If you’ve experimented with Scrum before, you’re likely familiar with the Scrum Master and Product Owner roles. In case you’re not, here’s a quick breakdown: the Scrum Masters are responsible for improving and maximizing the productivity of the Scrum Team. They have three essential priorities – support the Product Owner, support the Development Team, and support the Organization. The Product Owners are the customer representatives; they ensure that the team spends time building things that bring the most value to the organization.
These roles sound so deceivingly simple that sometimes a single person will try tackling both roles. This can happen in a ground-up implementation of Scrum when a Product Owner is never officially assigned to the team, like in startups or the digital agency world, leaving the Scrum Master to wear multiple hats. It can also happen when the team’s Scrum Master is also an individual contributor (for example, a full-time Developer) and simply too overwhelmed to focus on the Scrum process. In this case, the Product Owner may try to step up to lead the process and their own responsibilities. Regardless of the reason, when a team attempts to combine all duties into a single role, it seldom ends well.
Scrum Masters are part of the Scrum Team trinity, including the Scrum Master, Product Owner, and the Team. Scrum Masters play their part by ensuring that the entire team is familiar with the Scrum Guide, Scrum framework, and all the Scrum events. These methods provide a smooth delivery of all user stories, requests, incidents, and enhancement capabilities.
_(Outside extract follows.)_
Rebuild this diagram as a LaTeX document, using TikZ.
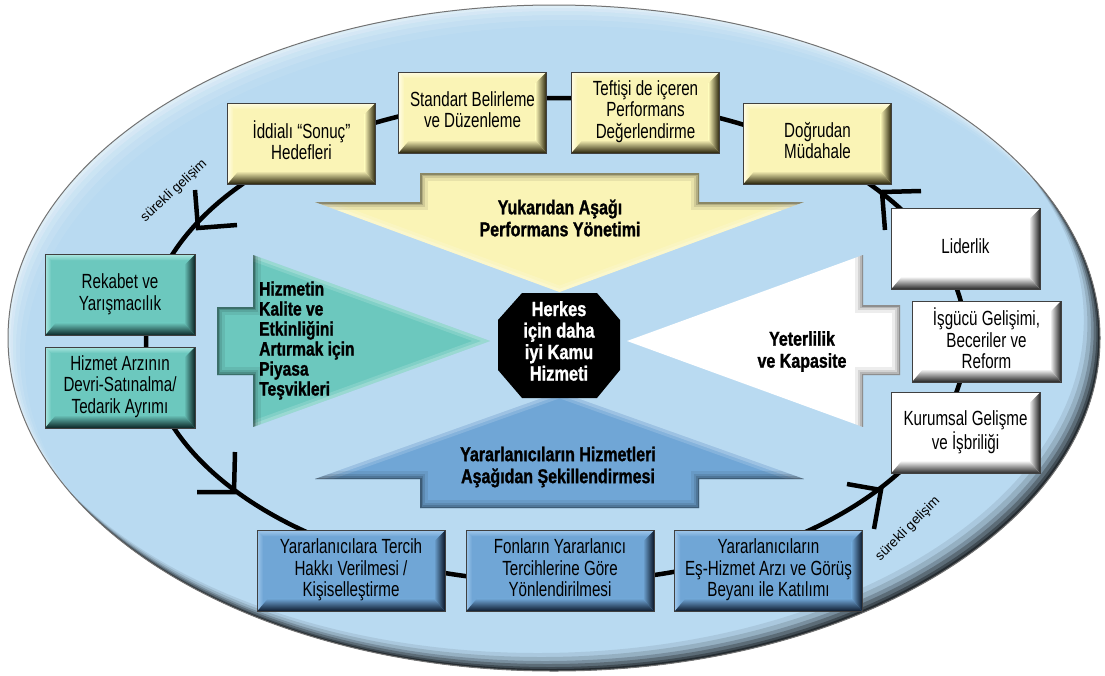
\documentclass[tikz,border=0pt]{standalone}
\usepackage{fontspec}
\setmainfont{Liberation Sans}[FakeStretch=0.74]
\newfontfamily\heavyfont{Liberation Sans}[FakeStretch=0.8, BoldFeatures={FakeBold=1.2}]
\newfontfamily\plainfont{Liberation Sans}
\usetikzlibrary{calc}

\definecolor{sky}{RGB}{185,218,241}
\definecolor{yel}{RGB}{250,244,182}
\definecolor{yeldk}{RGB}{40,35,10}
\definecolor{yello}{RGB}{255,252,228}
\definecolor{tea}{RGB}{108,200,190}
\definecolor{teadk}{RGB}{10,36,36}
\definecolor{tealt}{RGB}{172,230,224}
\definecolor{blu}{RGB}{112,166,214}
\definecolor{bludk}{RGB}{10,22,40}
\definecolor{blult}{RGB}{158,198,234}
\definecolor{wdk}{RGB}{35,35,35}

\newcommand\boxfont{\fontsize{20.5}{21.5}\selectfont}
\newcommand\headfont{\heavyfont\bfseries\fontsize{20}{22}\selectfont}
\newcommand\lines[1]{\raisebox{4pt}{\begin{tabular}{@{}c@{}}#1\end{tabular}}}

% bevelled edges of a card: light top/left, dark bottom/right
\newcommand\bevel[3]{%
  \path (path picture bounding box.south west) coordinate (p-sw)
        (path picture bounding box.south east) coordinate (p-se)
        (path picture bounding box.north east) coordinate (p-ne)
        (path picture bounding box.north west) coordinate (p-nw);
  \shade[top color=#3, bottom color=#1] (p-nw) -- (p-ne) -- ([shift={(-6pt,-6pt)}]p-ne) -- ([shift={(6pt,-6pt)}]p-nw) -- cycle;
  \shade[left color=#3, right color=#1] (p-nw) -- (p-sw) -- ([shift={(6pt,6pt)}]p-sw) -- ([shift={(6pt,-6pt)}]p-nw) -- cycle;
  \shade[top color=#1, bottom color=#2] (p-sw) -- (p-se) -- ([shift={(-11pt,13pt)}]p-se) -- ([shift={(11pt,13pt)}]p-sw) -- cycle;
  \shade[left color=#1, right color=#2] (p-ne) -- (p-se) -- ([shift={(-11pt,13pt)}]p-se) -- ([shift={(-11pt,-11pt)}]p-ne) -- cycle;
}

% soft dark shadow inside a shape along the given edges
\newcommand\inshadow[2]{%
  \begin{scope}
    \clip #1;
    \foreach \w/\o in {16/0.07,10/0.1,6/0.14,3/0.22}{\draw[black, line width=\w pt, opacity=\o, line join=miter] #2;}
  \end{scope}}
% soft light glow inside a shape along the given edges
\newcommand\inglow[2]{%
  \begin{scope}
    \clip #1;
    \foreach \w/\o in {12/0.15,6/0.2}{\draw[white, line width=\w pt, opacity=\o] #2;}
  \end{scope}}

\tikzset{
  card/.style n args={3}{draw=black!75, line width=0.8pt, fill=#1, inner sep=0pt,
    minimum height=81pt, font=\boxfont, path picture={\bevel{#1}{#2}{#3}}},
  ycard/.style={card={yel}{yeldk}{yello}, minimum width=148pt},
  wcard/.style={card={white}{wdk}{white}, minimum width=149pt},
  tcard/.style={card={tea}{teadk}{tealt}, minimum width=150pt},
  bcard/.style={card={blu}{bludk}{blult}, minimum width=188pt},
  cycleline/.style={line width=4.5pt, black},
  tick/.style={line width=4.5pt, black, line cap=butt, line join=miter},
  arrowlabel/.style={font=\headfont, align=center, inner sep=0pt},
  looplabel/.style={font=\plainfont\fontsize{13.5}{15}\selectfont, inner sep=0pt},
}

\begin{document}
\begin{tikzpicture}[x=1pt, y=-1pt]
\useasboundingbox (0,0) rectangle (1105,675);
\fill[white] (0,0) rectangle (1105,675);

% ---- background ellipse ----
\fill[sky] (554,338) ellipse [x radius=546pt, y radius=333pt];
\begin{scope}
  \clip (554,338) ellipse [x radius=546pt, y radius=333pt];
  \foreach \s/\o in {3/0.22,6/0.18,10/0.14,15/0.1,21/0.07}
    \fill[white, opacity=\o, even odd rule] (0,0) rectangle (1105,675)
      ([shift={(0.8*\s,\s)}]554,338) ellipse [x radius=546pt, y radius=333pt];
  \foreach \s/\o in {2/0.4,4/0.3,7/0.24,10/0.18,14/0.12,18/0.08}
    \fill[black, opacity=\o, even odd rule] (0,0) rectangle (1105,675)
      ([shift={(-0.9*\s,-\s)}]554,338) ellipse [x radius=546pt, y radius=333pt];
\end{scope}
\draw[black!55, line width=1pt] (554,338) ellipse [x radius=546pt, y radius=333pt];

% ---- four block arrows ----
% top-down (yellow)
\fill[yel] (420,173) -- (699,173) -- (699,202) -- (804,202) -- (559.5,292) -- (315,202) -- (420,202) -- cycle;
\inglow{(420,173) -- (699,173) -- (699,202) -- (804,202) -- (559.5,292) -- (315,202) -- (420,202) -- cycle}
  {(315,202) -- (559.5,292) -- (804,202)}
\inshadow{(420,173) -- (699,173) -- (699,202) -- (804,202) -- (559.5,292) -- (315,202) -- (420,202) -- cycle}
  {(315,202) -- (420,202) -- (420,173) -- (699,173) -- (699,202) -- (804,202)}
\node[arrowlabel] (topdown) at (560,218) {Yukarıdan Aşağı\\Performans Yönetimi};

% bottom-up (blue)
\fill[blu] (559.5,392) -- (804,479) -- (699,479) -- (699,508) -- (420,508) -- (420,479) -- (315,479) -- cycle;
\inglow{(559.5,392) -- (804,479) -- (699,479) -- (699,508) -- (420,508) -- (420,479) -- (315,479) -- cycle}
  {(315,479) -- (559.5,392) -- (804,479)}
\inshadow{(559.5,392) -- (804,479) -- (699,479) -- (699,508) -- (420,508) -- (420,479) -- (315,479) -- cycle}
  {(315,479) -- (420,479) -- (420,508) -- (699,508) -- (699,479) -- (804,479)}
\node[arrowlabel] (bottomup) at (558,467) {Yararlanıcıların Hizmetleri\\Aşağıdan Şekillendirmesi};

% market incentives (teal)
\fill[tea] (490,341) -- (253,427) -- (253,375) -- (217,375) -- (217,307) -- (253,307) -- (253,255) -- cycle;
\inglow{(490,341) -- (253,427) -- (253,375) -- (217,375) -- (217,307) -- (253,307) -- (253,255) -- cycle}
  {(253,255) -- (490,341) -- (253,427)}
\inshadow{(490,341) -- (253,427) -- (253,375) -- (217,375) -- (217,307) -- (253,307) -- (253,255) -- cycle}
  {(253,255) -- (253,307) -- (217,307) -- (217,375) -- (253,375) -- (253,427)}
\node[arrowlabel, font=\heavyfont\bfseries\fontsize{19.5}{20}\selectfont, align=left, anchor=west] (market) at (259,340.5)
  {Hizmetin\\Kalite ve\\Etkinliğini\\Artırmak için\\Piyasa\\Teşvikleri};

% capability (white)
\fill[white] (627,341) -- (863,427) -- (863,375) -- (900,375) -- (900,305) -- (863,305) -- (863,255) -- cycle;
\inshadow{(627,341) -- (863,427) -- (863,375) -- (900,375) -- (900,305) -- (863,305) -- (863,255) -- cycle}
  {(863,255) -- (863,305) -- (900,305) -- (900,375) -- (863,375) -- (863,427)}
\node[arrowlabel] (capacity) at (802,351.5) {Yeterlilik\\ve Kapasite};

% ---- improvement loop ----
\draw[cycleline] (556,340) ellipse [x radius=410pt, y radius=242pt];

% ---- cards on the loop ----
\node[ycard] (goals)    at (301.5,143.5) {\lines{İddialı “Sonuç”\\Hedefleri}};
\node[ycard] (standard) at (472.5,112.5) {\lines{Standart Belirleme\\ve Düzenleme}};
\node[ycard] (inspect)  at (645.5,112.5) {\lines{Teftişi de içeren\\Performans\\Değerlendirme}};
\node[ycard] (direct)   at (817.5,143.5) {\lines{Doğrudan\\Müdahale}};

\node[wcard] (leader)   at (965.5,249)   {\lines{Liderlik}};
\node[wcard] (workforce) at (986.5,341.5) {\lines{İşgücü Gelişimi,\\Beceriler ve\\Reform}};
\node[wcard] (institute) at (965.5,433)  {\lines{Kurumsal Gelişme\\ve İşbriliği}};

\node[tcard] (compete)  at (120,295)     {\lines{Rekabet ve\\Yarışmacılık}};
\node[tcard] (split)    at (120,387.5)   {\lines{Hizmet Arzının\\Devri-Satınalma/\\Tedarik Ayrımı}};

\node[bcard] (choice)   at (351,571)     {\lines{Yararlanıcılara Tercih\\Hakkı Verilmesi /\\Kişiselleştirme}};
\node[bcard] (funds)    at (560,571)     {\lines{Fonların Yararlanıcı\\Tercihlerine Göre\\Yönlendirilmesi}};
\node[bcard] (coprod)   at (768.5,571)   {\lines{Yararlanıcıların\\Eş-Hizmet Arzı ve Görüş\\Beyanı ile Katılımı}};

% ---- direction ticks on the loop ----
\coordinate (tick-nw) at (198,228);
\coordinate (tick-sw) at (234,492);
\coordinate (tick-se) at (881,490);
\coordinate (tick-ne) at (882,192);
\draw[tick] (195,190) -- (tick-nw) -- (237,225);
\draw[tick] (235,452) -- (tick-sw) -- (197,492);
\draw[tick] (847,484) -- (tick-se) -- (874,529);
\draw[tick] (921,191) -- (tick-ne) -- (885,230);

\node[looplabel, rotate=43] (loop-nw) at (174,191) {sürekli gelişim};
\node[looplabel, rotate=45] (loop-se) at (908,529) {sürekli gelişim};

% ---- central goal ----
\fill[black] (522,293) -- (597,293) -- (620,320) -- (620,370) -- (597,398) -- (522,398) -- (498,370) -- (498,320) -- cycle;
\node[arrowlabel, font=\heavyfont\bfseries\fontsize{20.5}{21.5}\selectfont, text=white] (core) at (559,341)
  {Herkes\\için daha\\iyi Kamu\\Hizmeti};
\end{tikzpicture}
\end{document}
Great Scrum Masters spend a lot of time nurturing the skills they need to get really good at their work. In the Scrum Master job, there is a vital people component and an organizational component. Scrum Masters are like skilled engineers solving complex problems: their thinking and effort is around uncovering barriers and figuring out how to overcome them.
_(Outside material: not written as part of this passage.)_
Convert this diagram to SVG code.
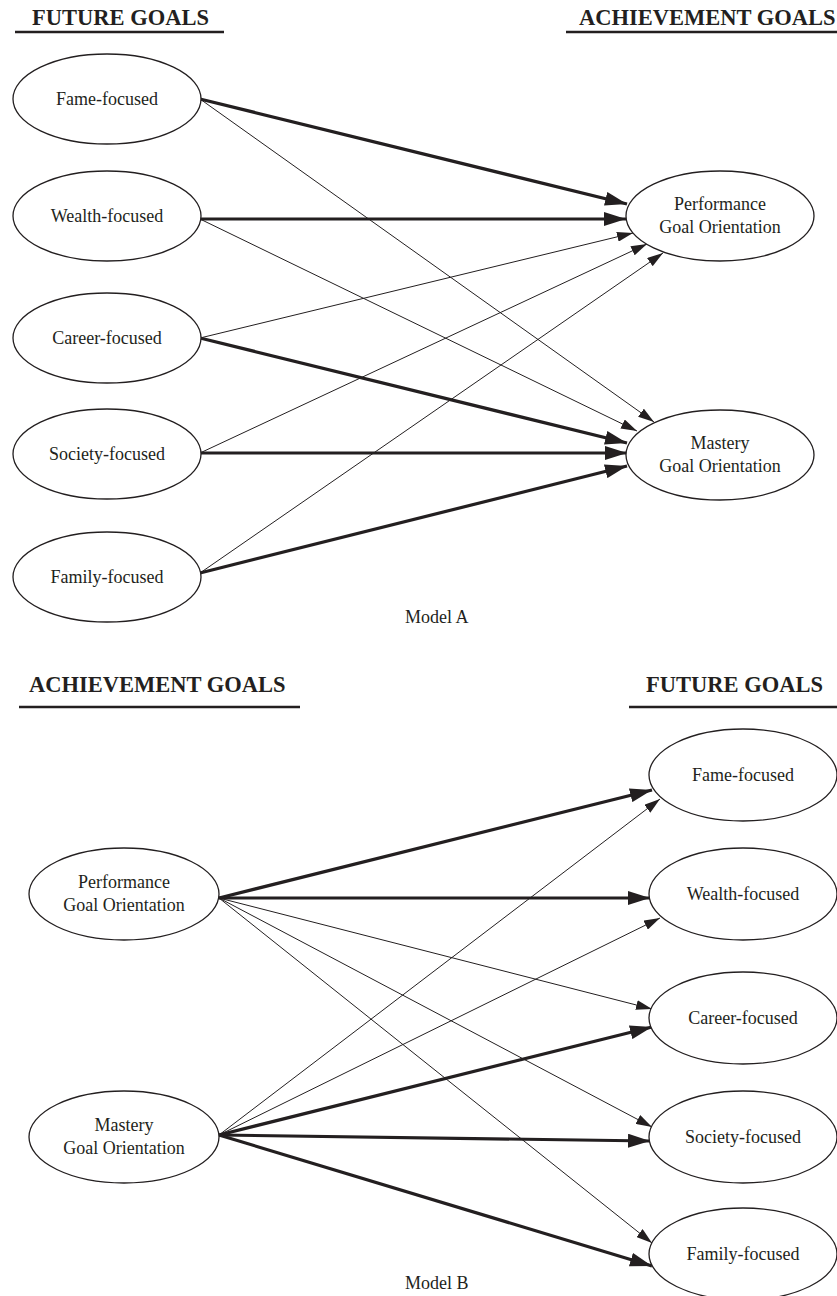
<svg xmlns="http://www.w3.org/2000/svg" width="837" height="1296" viewBox="0 0 837 1296">
<style>
.n{fill:#fff;stroke:#231f20;stroke-width:1.3}
.t{font-family:"Liberation Serif","Times New Roman",serif;font-size:18px;fill:#231f20;text-anchor:middle}
.h{font-family:"Liberation Serif","Times New Roman",serif;font-size:22.5px;font-weight:bold;fill:#231f20}
.u{stroke:#231f20;stroke-width:2.5}
.thin{stroke:#231f20;stroke-width:1;fill:none;marker-end:url(#sm)}
.thick{stroke:#231f20;stroke-width:3.2;fill:none;marker-end:url(#bg)}
.cap{font-family:"Liberation Serif","Times New Roman",serif;font-size:18px;fill:#231f20}
</style>
<defs>
<marker id="bg" markerUnits="userSpaceOnUse" markerWidth="22" markerHeight="14" refX="22" refY="7" orient="auto"><path d="M0,0 L22,7 L0,14 z" fill="#231f20"/></marker>
<marker id="sm" markerUnits="userSpaceOnUse" markerWidth="16" markerHeight="10" refX="16" refY="5" orient="auto"><path d="M0,0 L16,5 L0,10 z" fill="#231f20"/></marker>
</defs>
<rect width="837" height="1296" fill="#fff"/>
<g id="headings">
<text class="h" x="32" y="25">FUTURE GOALS</text>
<line class="u" x1="15" y1="32" x2="224" y2="32"/>
<text class="h" x="579" y="25">ACHIEVEMENT GOALS</text>
<line class="u" x1="566" y1="32" x2="837" y2="32"/>
<text class="h" x="29" y="692">ACHIEVEMENT GOALS</text>
<line class="u" x1="19" y1="707" x2="300" y2="707"/>
<text class="h" x="646" y="692">FUTURE GOALS</text>
<line class="u" x1="629" y1="707" x2="837" y2="707"/>
<text class="cap" x="405" y="623">Model A</text>
<text class="cap" x="405" y="1289">Model B</text>
</g>
<g id="connectors">
<line class="thick" x1="200" y1="99" x2="627" y2="204"/>
<line class="thin" x1="200" y1="99" x2="654" y2="422"/>
<line class="thick" x1="200" y1="219" x2="626" y2="219"/>
<line class="thin" x1="200" y1="219" x2="637" y2="431"/>
<line class="thin" x1="200" y1="338" x2="633" y2="233"/>
<line class="thick" x1="200" y1="338" x2="627" y2="443"/>
<line class="thin" x1="200" y1="453" x2="647" y2="244"/>
<line class="thick" x1="200" y1="453" x2="627" y2="453"/>
<line class="thin" x1="200" y1="573" x2="663" y2="253"/>
<line class="thick" x1="200" y1="573" x2="627" y2="466"/>
<line class="thick" x1="219" y1="898" x2="652" y2="790"/>
<line class="thick" x1="219" y1="898" x2="650" y2="898"/>
<line class="thin" x1="219" y1="898" x2="652" y2="1009"/>
<line class="thin" x1="219" y1="898" x2="652" y2="1127"/>
<line class="thin" x1="219" y1="898" x2="652" y2="1243"/>
<line class="thin" x1="219" y1="1135" x2="660" y2="799"/>
<line class="thin" x1="219" y1="1135" x2="660" y2="918"/>
<line class="thick" x1="219" y1="1135" x2="652" y2="1027"/>
<line class="thick" x1="219" y1="1135" x2="650" y2="1141"/>
<line class="thick" x1="219" y1="1135" x2="652" y2="1266"/>
</g>
<g id="a-fame"><ellipse class="n" cx="107" cy="99" rx="94" ry="45"/><text class="t" x="107" y="105">Fame-focused</text></g>
<g id="a-wealth"><ellipse class="n" cx="107" cy="216" rx="94" ry="45"/><text class="t" x="107" y="222">Wealth-focused</text></g>
<g id="a-career"><ellipse class="n" cx="107" cy="338" rx="94" ry="45"/><text class="t" x="107" y="344">Career-focused</text></g>
<g id="a-society"><ellipse class="n" cx="107" cy="454" rx="94" ry="45"/><text class="t" x="107" y="460">Society-focused</text></g>
<g id="a-family"><ellipse class="n" cx="107" cy="577" rx="94" ry="45"/><text class="t" x="107" y="583">Family-focused</text></g>
<g id="a-performance"><ellipse class="n" cx="720" cy="216" rx="94" ry="45"/><text class="t" x="720" y="210">Performance</text><text class="t" x="720" y="233">Goal Orientation</text></g>
<g id="a-mastery"><ellipse class="n" cx="720" cy="455" rx="94" ry="45"/><text class="t" x="720" y="449">Mastery</text><text class="t" x="720" y="472">Goal Orientation</text></g>
<g id="b-performance"><ellipse class="n" cx="124" cy="894" rx="95" ry="46"/><text class="t" x="124" y="888">Performance</text><text class="t" x="124" y="911">Goal Orientation</text></g>
<g id="b-mastery"><ellipse class="n" cx="124" cy="1137" rx="95" ry="46"/><text class="t" x="124" y="1131">Mastery</text><text class="t" x="124" y="1154">Goal Orientation</text></g>
<g id="b-fame"><ellipse class="n" cx="743" cy="775" rx="94" ry="46"/><text class="t" x="743" y="781">Fame-focused</text></g>
<g id="b-wealth"><ellipse class="n" cx="743" cy="894" rx="94" ry="46"/><text class="t" x="743" y="900">Wealth-focused</text></g>
<g id="b-career"><ellipse class="n" cx="743" cy="1018" rx="94" ry="46"/><text class="t" x="743" y="1024">Career-focused</text></g>
<g id="b-society"><ellipse class="n" cx="743" cy="1137" rx="94" ry="46"/><text class="t" x="743" y="1143">Society-focused</text></g>
<g id="b-family"><ellipse class="n" cx="743" cy="1254" rx="94" ry="46"/><text class="t" x="743" y="1260">Family-focused</text></g>
</svg>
Product Owners are responsible for utilizing the team to ensure the correct product completes development. For that planning, they need a clear vision that emphasizes the product’s value. As a result, they develop the product vision using user stories, research, product and business requirements. The product backlog is a crucial component of Agile product development; thus, backlog management is the top activity of the Product Owner.
Furthermore, Product Owners are the first ones to get the release date. While Product Owners can’t single-handedly control the release of a product, they can call for the enactment, pause, or cancellation of the release.
Besides the different responsibilities of the Product Owner and Scrum Master, the skills needed to perform each role are also quite different. To manage and prioritize the backlog, the Product Owner needs to analyze market data and have domain expertise to make the right decisions. For the Scrum Master, people management skills such as resolving conflict or facilitating communication come to the forefront. Given the disparate priorities and abilities associated with each role, there is a solid reason the Scrum Guide separates the two. Imposing the responsibilities of both roles onto one person may be overwhelming and cause distress.
Now let’s go back to our question: Can the Scrum Master and Product Owner be the same person?
The answer is that they can, short-term, but they shouldn’t. The Scrum Master and Product Owner should always be separate roles, as they are full-time roles. Of course, there are exceptions to the norm, and one person could do both roles, but we need to bear in mind that many teams split these jobs out for a good reason. Combining the posts might be necessary short-term but, in reality, may not be sustainable for long periods. We shouldn’t burden one exceptional person to do two jobs at a subpar level.
Here are a few reasons why having different persons for each role is beneficial to a business. First, when Scrum Masters act as Product Owners, they don’t have the same access to customer feedback. Without this data, it’s challenging to create products that fulfill the customers’ needs and goals. One could spend all this time creating products that the customers don’t like or aren’t what they expect.
The next issue is that when Product Owners act as Scrum Masters, they take on new responsibilities that devalue their original ones. If they’re taking time to perform Scrum Master duties, they’ll have to cut corners when creating the product backlog and managing the development process. There’ll be less room for innovation and more focus on completing tasks before deadlines. Since the Product Owner has too much on their plate, the product’s value will begin to suffer.
When the Product Owner acts as Scrum Master, the solution is to find a new Scrum Master inside the team who can dedicate time to the role. Placing trust in our team is a great way to show leadership, and we might be surprised by their capabilities. Not only does this free the Product Owner from managing the Scrum process, but it also helps create a healthy tension between Scrum Masters and Product Owners.
When the Scrum Master is filling in the Product Owner’s responsibilities, the simplest solution can be to free the individual of their Scrum Master responsibilities, allowing them to focus on the Product Owner role entirely. This, of course, only works if the individual is interested in the Product Owner career path.The Scrum Master and the Product Owner roles are complex. If both of these voices reside in a single person, it will confuse the team. We won’t have that check and balance, and we’re going to end up underperforming – this thought would be daunting for anyone on the team. Single Product Owner; Single Scrum Master – let’s try not to blend them in the same person.